Existing technologies could bridge information gaps
The intelligence and law enforcement communities could use existing technologies to bridge information gaps scrutinized after the Sept. 11, 2001 terrorist attacks, several government and industry experts said Tuesday. However, implementing those technologies will not be a quick or easy task, they noted.
"The technology is there," said Maj. Ronald Moore, an information security specialist in the Air Force Reserve who has been on active duty since the attacks. "Have all the tools been adapted by the agencies?
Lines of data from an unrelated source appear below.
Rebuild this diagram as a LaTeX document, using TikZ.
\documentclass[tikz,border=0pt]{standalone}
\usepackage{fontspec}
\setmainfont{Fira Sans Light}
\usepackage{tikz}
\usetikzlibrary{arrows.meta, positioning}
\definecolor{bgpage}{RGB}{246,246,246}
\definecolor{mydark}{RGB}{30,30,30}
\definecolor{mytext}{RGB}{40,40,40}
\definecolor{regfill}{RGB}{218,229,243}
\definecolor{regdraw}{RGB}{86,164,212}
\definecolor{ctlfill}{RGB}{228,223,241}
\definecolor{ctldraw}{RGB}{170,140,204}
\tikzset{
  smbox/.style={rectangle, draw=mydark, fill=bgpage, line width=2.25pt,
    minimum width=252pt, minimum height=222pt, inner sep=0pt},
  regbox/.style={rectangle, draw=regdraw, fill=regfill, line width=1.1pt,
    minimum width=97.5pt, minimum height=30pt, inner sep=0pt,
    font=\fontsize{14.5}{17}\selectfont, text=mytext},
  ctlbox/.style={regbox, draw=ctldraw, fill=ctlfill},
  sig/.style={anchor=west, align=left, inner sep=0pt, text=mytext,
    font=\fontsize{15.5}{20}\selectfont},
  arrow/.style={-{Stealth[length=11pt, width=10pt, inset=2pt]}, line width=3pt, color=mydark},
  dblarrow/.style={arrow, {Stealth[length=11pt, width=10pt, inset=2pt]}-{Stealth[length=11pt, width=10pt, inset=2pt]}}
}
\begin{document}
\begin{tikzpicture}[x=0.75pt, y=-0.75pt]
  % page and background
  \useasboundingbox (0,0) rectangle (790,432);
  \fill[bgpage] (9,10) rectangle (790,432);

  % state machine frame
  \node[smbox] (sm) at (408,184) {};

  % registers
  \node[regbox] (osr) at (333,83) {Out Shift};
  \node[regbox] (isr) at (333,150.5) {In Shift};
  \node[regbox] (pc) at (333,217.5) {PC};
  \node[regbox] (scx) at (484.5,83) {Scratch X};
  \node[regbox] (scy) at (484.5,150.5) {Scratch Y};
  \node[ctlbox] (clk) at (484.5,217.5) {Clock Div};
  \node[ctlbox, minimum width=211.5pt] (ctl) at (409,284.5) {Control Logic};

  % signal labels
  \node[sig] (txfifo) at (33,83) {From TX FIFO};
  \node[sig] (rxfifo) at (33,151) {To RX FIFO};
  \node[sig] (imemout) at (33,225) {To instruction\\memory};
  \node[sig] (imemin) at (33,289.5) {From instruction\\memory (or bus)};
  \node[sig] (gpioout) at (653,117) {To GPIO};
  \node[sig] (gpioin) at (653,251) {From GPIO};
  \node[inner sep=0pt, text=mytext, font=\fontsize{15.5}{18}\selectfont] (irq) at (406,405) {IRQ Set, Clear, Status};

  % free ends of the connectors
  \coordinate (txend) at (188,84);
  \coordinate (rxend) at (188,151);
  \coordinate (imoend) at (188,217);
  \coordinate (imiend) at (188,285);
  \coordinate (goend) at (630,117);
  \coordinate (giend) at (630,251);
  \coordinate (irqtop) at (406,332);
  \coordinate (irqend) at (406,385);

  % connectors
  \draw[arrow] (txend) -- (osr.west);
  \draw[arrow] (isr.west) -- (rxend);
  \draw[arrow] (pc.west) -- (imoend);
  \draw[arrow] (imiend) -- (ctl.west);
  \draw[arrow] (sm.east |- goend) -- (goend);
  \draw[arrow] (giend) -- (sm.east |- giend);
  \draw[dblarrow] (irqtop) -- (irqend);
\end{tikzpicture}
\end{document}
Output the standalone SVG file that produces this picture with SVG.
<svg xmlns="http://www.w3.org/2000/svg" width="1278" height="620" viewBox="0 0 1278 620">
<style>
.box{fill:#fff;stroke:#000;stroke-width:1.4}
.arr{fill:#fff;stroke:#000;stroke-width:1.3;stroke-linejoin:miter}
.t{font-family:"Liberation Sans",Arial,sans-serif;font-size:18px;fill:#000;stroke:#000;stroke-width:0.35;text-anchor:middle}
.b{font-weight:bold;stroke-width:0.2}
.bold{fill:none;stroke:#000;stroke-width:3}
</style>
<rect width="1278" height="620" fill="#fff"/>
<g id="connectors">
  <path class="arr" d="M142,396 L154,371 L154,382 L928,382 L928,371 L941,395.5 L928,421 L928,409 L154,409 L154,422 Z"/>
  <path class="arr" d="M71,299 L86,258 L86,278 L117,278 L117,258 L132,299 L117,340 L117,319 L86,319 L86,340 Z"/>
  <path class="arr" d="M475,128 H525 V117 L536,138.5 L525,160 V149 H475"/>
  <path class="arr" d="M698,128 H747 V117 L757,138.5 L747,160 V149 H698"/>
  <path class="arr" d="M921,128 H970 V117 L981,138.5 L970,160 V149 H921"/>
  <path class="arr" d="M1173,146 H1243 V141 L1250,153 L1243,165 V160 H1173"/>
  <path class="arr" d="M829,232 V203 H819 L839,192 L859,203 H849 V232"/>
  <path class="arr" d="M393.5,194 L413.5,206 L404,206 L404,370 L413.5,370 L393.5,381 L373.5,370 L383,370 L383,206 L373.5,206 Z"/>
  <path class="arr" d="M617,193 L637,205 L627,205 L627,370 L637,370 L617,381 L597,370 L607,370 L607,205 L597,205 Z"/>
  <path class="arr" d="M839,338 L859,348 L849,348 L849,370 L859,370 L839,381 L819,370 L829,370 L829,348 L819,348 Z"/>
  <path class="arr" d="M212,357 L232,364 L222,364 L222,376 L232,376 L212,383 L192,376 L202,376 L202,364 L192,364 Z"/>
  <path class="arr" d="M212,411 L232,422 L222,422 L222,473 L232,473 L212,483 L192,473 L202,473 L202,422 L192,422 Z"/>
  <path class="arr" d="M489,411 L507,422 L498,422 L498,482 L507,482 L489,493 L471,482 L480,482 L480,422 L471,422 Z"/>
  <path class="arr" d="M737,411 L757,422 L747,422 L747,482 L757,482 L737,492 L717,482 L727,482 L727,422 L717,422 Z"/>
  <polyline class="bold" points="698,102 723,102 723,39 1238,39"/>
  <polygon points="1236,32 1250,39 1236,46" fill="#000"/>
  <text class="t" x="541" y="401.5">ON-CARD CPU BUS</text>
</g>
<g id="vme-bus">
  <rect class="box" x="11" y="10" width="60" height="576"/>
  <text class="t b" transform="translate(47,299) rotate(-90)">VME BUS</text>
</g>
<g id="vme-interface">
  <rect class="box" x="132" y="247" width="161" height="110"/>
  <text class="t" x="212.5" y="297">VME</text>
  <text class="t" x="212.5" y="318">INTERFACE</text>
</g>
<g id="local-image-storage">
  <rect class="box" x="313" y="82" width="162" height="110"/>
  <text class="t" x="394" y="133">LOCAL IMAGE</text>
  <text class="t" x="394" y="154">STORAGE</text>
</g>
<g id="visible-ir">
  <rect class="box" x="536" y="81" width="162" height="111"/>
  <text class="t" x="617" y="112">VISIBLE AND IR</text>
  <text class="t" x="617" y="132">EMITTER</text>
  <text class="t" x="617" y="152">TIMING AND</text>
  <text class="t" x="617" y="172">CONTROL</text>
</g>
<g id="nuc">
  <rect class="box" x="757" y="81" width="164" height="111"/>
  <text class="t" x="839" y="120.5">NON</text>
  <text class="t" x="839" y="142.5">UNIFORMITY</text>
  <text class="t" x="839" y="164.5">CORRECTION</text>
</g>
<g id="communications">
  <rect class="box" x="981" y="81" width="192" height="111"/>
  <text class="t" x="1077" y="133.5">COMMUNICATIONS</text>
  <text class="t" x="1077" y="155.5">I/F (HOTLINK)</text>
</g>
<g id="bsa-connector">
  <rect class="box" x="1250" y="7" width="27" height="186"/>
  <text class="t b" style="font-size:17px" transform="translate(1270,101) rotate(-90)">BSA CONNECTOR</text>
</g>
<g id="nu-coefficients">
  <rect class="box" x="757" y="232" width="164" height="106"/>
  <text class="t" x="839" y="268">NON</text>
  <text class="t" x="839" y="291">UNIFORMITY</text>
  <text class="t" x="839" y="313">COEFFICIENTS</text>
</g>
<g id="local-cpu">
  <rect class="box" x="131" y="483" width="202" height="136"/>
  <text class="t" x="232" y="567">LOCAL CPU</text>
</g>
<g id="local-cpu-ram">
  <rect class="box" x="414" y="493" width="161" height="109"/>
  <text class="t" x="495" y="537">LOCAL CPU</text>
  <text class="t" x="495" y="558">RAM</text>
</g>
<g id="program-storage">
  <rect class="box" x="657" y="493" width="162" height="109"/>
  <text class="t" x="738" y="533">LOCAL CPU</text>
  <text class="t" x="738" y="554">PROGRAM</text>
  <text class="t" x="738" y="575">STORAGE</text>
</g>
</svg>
No."
Speaking at a conference sponsored by the Council of Security and Strategic Technology Organizations, Moore said intelligence agencies have a "basic infrastructure" in place to link their internal systems and share information with their law enforcement counterparts at the federal, state and local levels. "It's just a matter of turning it on and making it happen," Moore said. "But that's easier said than done."
Dan Wagner, dean of the CIA's Sherman Kent School for Intelligence Analysis, said human factors-including differences in the agencies' cultures and processes-will make information sharing a complex and difficult task. "The scale of this is just crushing," Wagner said. "It's not going to happen overnight."
Wagner said one roadblock to effective intelligence sharing is a lack of integration throughout the CIA's internal systems. "Our data, frankly, are quickly lost and are hard to retrieve," he said.
Another problem for the CIA, Wagner said, is that many intelligence analysts have at least two computer terminals at their desks-one for processing classified information, and the other for accessing the Internet and other unclassified information sources.
"That complicates the process of coming up with information management tools," Wagner said, explaining that analysts need better ways to sift through classified and unclassified networks simultaneously. "We need intuitive tools with a very simple, common interface."
Moore said the intelligence and law enforcement communities also need a "consolidated database" for exchanging information about potential terrorist threats. But he said creating one would be a "major challenge," in part because the two communities have been reluctant to share information with each other.
Noting a "crime fighter vs. war fighter mentality," Moore said law enforcement officials typically fear that exchanging information could compromise a criminal case, while intelligence officials worry about compromising confidential sources.
Moore said the 2001 anti-terrorism law commonly known as the USA PATRIOT Act removed some of those cultural roadblocks, but "underlying obstacles to information sharing still exist" among intelligence and law enforcement agencies.
George Friedman, founder and chief technology officer of Infraworks, said addressing those obstacles probably would require policymakers to make some fundamental decisions about how the agencies can work together to combat terrorism.
"If [terrorism] is a crime, we handle the information one way, but if it's an act of war, we handle information in another way," Friedman said. "The challenge is really to our legal profession and our lawmakers who have tried to put this [dilemma] into a bucket that's familiar to them, and it doesn't fit."